For one thing, the Jeremiad has fallen out of favor, within the church as much as without. We in the West don’t see the problem. Rather than wringing our hands waiting for the apocalypse, we are often twiddling our thumbs and trying to get the most out of our comfortable lives here and now. In this sense, Rod Dreher’s The Benedict Option is not a Jeremiad at all, but more akin to the work of another prophet: “A voice of one calling: ‘In the wilderness prepare the way for the LORD….‘” (Isa. 40:3).
There is a plenty in the book that weeps for the state of our culture, but Dreher focuses his criticisms and prescriptions on the Western church—namely our unwillingness to see how the ground beneath our feet has shifted. The time has come, he argues, to look around, make a strategic retreat from the familiar battlefields of the culture war, and shore up our homes, churches, and institutions against the quicksand of what he calls “liquid modernity.” We can no longer “fight the last war,” attempting to persuade non-Christians through politics and preaching to return with us to the (largely fictitious) halcyon good old days. The majority has turned against the teachings of Scripture, and we must instead build a case for the truth and goodness of Christ and His church, as well as the structures and commitment to live that out.
Dreher’s approach here is neither new nor untried, and he engages in the text with several contemporary authors (Russell Moore, Yuval Levin, James K. A. Smith, and others) sounding similar themes. He has several advantages in this space, though. As a journalist rather than a professional theologian, he has taken the time to observe culture from a more critical remove, seeing the flood rising across denominational and regional lines, and finding stories of silver linings in unlikely places. As an Eastern Orthodox Christian, he has been steeped neither in the culture of hyper-spiritual gnosticism that so often has infected fundamentalists nor the individualism and over-emphasis on relevance that has often hollowed out the mainstream American evangelical worldview.

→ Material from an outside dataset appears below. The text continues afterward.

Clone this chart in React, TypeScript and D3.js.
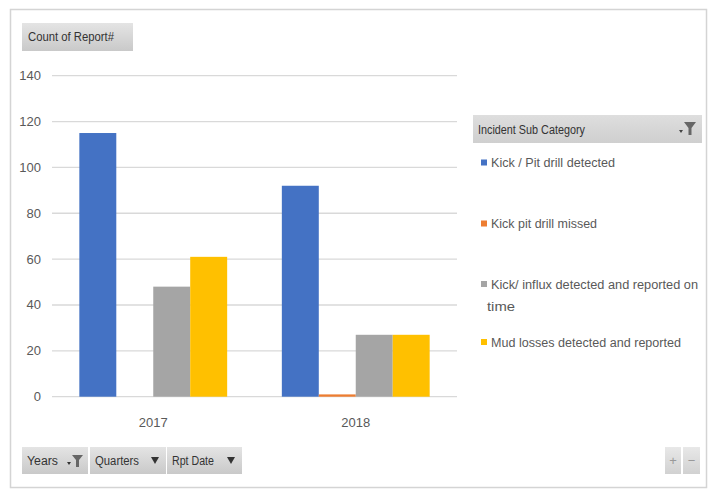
import React from "react";
import * as d3 from "d3";

const years = ["2017", "2018"];
const seriesNames = [
  "Kick / Pit drill detected",
  "Kick pit drill missed",
  "Kick/ influx detected and reported on time",
  "Mud losses detected and reported",
];
const seriesColors = ["#4472C4", "#ED7D31", "#A5A5A5", "#FFC000"];
const kickDetected = [115, 92];
const kickMissed = [0, 1];
const influxDetected = [48, 27];
const mudLosses = [61, 27];
const yTicks = [0, 20, 40, 60, 80, 100, 120, 140];

const seriesValues = [kickDetected, kickMissed, influxDetected, mudLosses];

const FONT = "'Liberation Sans Narrow', 'Liberation Sans', Arial, sans-serif";
const TXT = "#595959";

export default function App() {
  const W = 708, H = 491;
  const x0 = d3.scaleBand<string>().domain(years).range([52, 457]).paddingInner(0.27).paddingOuter(0.135);
  const x1 = d3.scaleBand<number>().domain(d3.range(seriesNames.length)).range([0, x0.bandwidth()]);
  const y = d3.scaleLinear().domain([0, 140]).range([396.7, 75.7]);

  const legendItems = [
    { lines: ["Kick / Pit drill detected"], y: [162.5], sq: 162.5, len: [124] },
    { lines: ["Kick pit drill missed"], y: [223.5], sq: 223.5, len: [106] },
    { lines: ["Kick/ influx detected and reported on", "time"], y: [284, 306], sq: 284, len: [207, 28] },
    { lines: ["Mud losses detected and reported"], y: [342], sq: 342, len: [190] },
  ];

  const buttons = [
    { label: "Years", x: 22, w: 66, icon: "filter", tl: 31 },
    { label: "Quarters", x: 90, w: 76, icon: "tri", tl: 44 },
    { label: "Rpt Date", x: 167, w: 75, icon: "tri", tl: 42 },
  ];

  return (
    <div style={{ position: "absolute", left: 0, top: 0 }}>
      <svg width={W} height={H} style={{ display: "block", fontFamily: FONT }}>
        <defs>
          <linearGradient id="btn" x1="0" y1="0" x2="0" y2="1">
            <stop offset="0" stopColor="#e4e4e4" />
            <stop offset="1" stopColor="#c9c9c9" />
          </linearGradient>
          <linearGradient id="hdr" x1="0" y1="0" x2="0" y2="1">
            <stop offset="0" stopColor="#dedede" />
            <stop offset="1" stopColor="#cfcfcf" />
          </linearGradient>
        </defs>
        <rect x={0} y={0} width={W} height={H} fill="#fff" />
        <rect x={10.5} y={9.5} width={696} height={478} fill="#fff" stroke="#d4d4d4" strokeWidth={1.5} />

        {/* Count of Report# button */}
        <rect x={22} y={23} width={111} height={28} fill="url(#btn)" />
        <text x={28} y={41} fontSize={12} fill="#333" textLength={86} lengthAdjust="spacingAndGlyphs">Count of Report#</text>

        {/* gridlines */}
        {yTicks.map((t) => (
          <g key={t}>
            <line x1={52} x2={457} y1={y(t)} y2={y(t)} stroke="#d9d9d9" strokeWidth={1.3} />
            <text x={41} y={y(t) + 4.5} fontSize={13} fill={TXT} textAnchor="end">{t}</text>
          </g>
        ))}

        {/* bars */}
        {years.map((yr, i) => (
          <g key={yr} transform={`translate(${x0(yr)},0)`}>
            {seriesValues.map((vals, s) => (
              <rect
                key={s}
                x={x1(s)}
                y={y(vals[i])}
                width={x1.bandwidth()}
                height={y(0) - y(vals[i])}
                fill={seriesColors[s]}
              />
            ))}
            <text x={x0.bandwidth() / 2} y={427} fontSize={13} fill={TXT} textAnchor="middle">{yr}</text>
          </g>
        ))}

        {/* legend header */}
        <rect x={473} y={115} width={229} height={28} fill="url(#hdr)" />
        <text x={478} y={134} fontSize={12} fill="#333" textLength={107} lengthAdjust="spacingAndGlyphs">Incident Sub Category</text>
        <g transform="translate(688,122)" fill="#666">
          <path d="M-4,0 L8,0 L3.5,6 L3.5,13 L0.5,13 L0.5,6 Z" />
          <path d="M-9,8 L-5,8 L-7,11 Z" fill="#444" />
        </g>

        {legendItems.map((it, s) => (
          <g key={s}>
            <rect x={481} y={it.sq - 3} width={6} height={6} fill={seriesColors[s]} />
            {it.lines.map((ln, k) => (
              <text
                key={k}
                x={k === 0 ? 491 : 487}
                y={it.y[k] + 4.5}
                fontSize={12.5}
                fill={TXT}
                textLength={it.len[k]}
                lengthAdjust="spacingAndGlyphs"
              >
                {ln}
              </text>
            ))}
          </g>
        ))}

        {/* bottom buttons */}
        {buttons.map((b) => (
          <g key={b.label}>
            <rect x={b.x} y={447} width={b.w} height={27} fill="url(#btn)" />
            <text x={b.x + 5} y={465} fontSize={12} fill="#333" textLength={b.tl} lengthAdjust="spacingAndGlyphs">{b.label}</text>
            {b.icon === "tri" ? (
              <path d={`M${b.x + b.w - 15},457 L${b.x + b.w - 7},457 L${b.x + b.w - 11},464 Z`} fill="#333" />
            ) : (
              <g transform={`translate(${b.x + b.w - 18},455)`} fill="#666">
                <path d="M2,0 L13,0 L9,5 L9,12 L6,12 L6,5 Z" />
                <path d="M-3,7 L1,7 L-1,10 Z" fill="#333" />
              </g>
            )}
          </g>
        ))}

        {/* plus / minus */}
        <rect x={665} y={447} width={16} height={27} fill="url(#btn)" opacity={0.85} />
        <rect x={683} y={447} width={17} height={27} fill="url(#btn)" opacity={0.85} />
        <text x={673} y={465} fontSize={13} fill="#999" textAnchor="middle">+</text>
        <text x={691.5} y={465} fontSize={13} fill="#999" textAnchor="middle">−</text>
      </svg>
    </div>
  );
}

As somewhat of a political “crank”, broadly conservative but standing outside of either major party, his ideas push well past political solutions to the problems he identifies. His even-handed, ecumenical tone acknowledges the divides between the various constituencies he addresses while calling attention to the divide that runs through each of them: their relative unwillingness to acknowledge the dissolution of the faith taking place under their collective noses.
Because Dreher has been talking about these themes in public (largely through his blog at The American Conservative) for many years, The Benedict Option as a book is a chance for him to clarify (and answer critics) of the Benedict Option as a concept. It is rare for a work to come to an audience who have so many settled opinions on it (see here and here for a couple of recent examples), and Dreher’s good-faith effort to make his case here has been broadly successful. In just 244 pages, Rod manages to distill a decade of blog posts, seminars, and conversations into an adroit summation that covers vast ground with earnest clarity while avoiding undue simplification.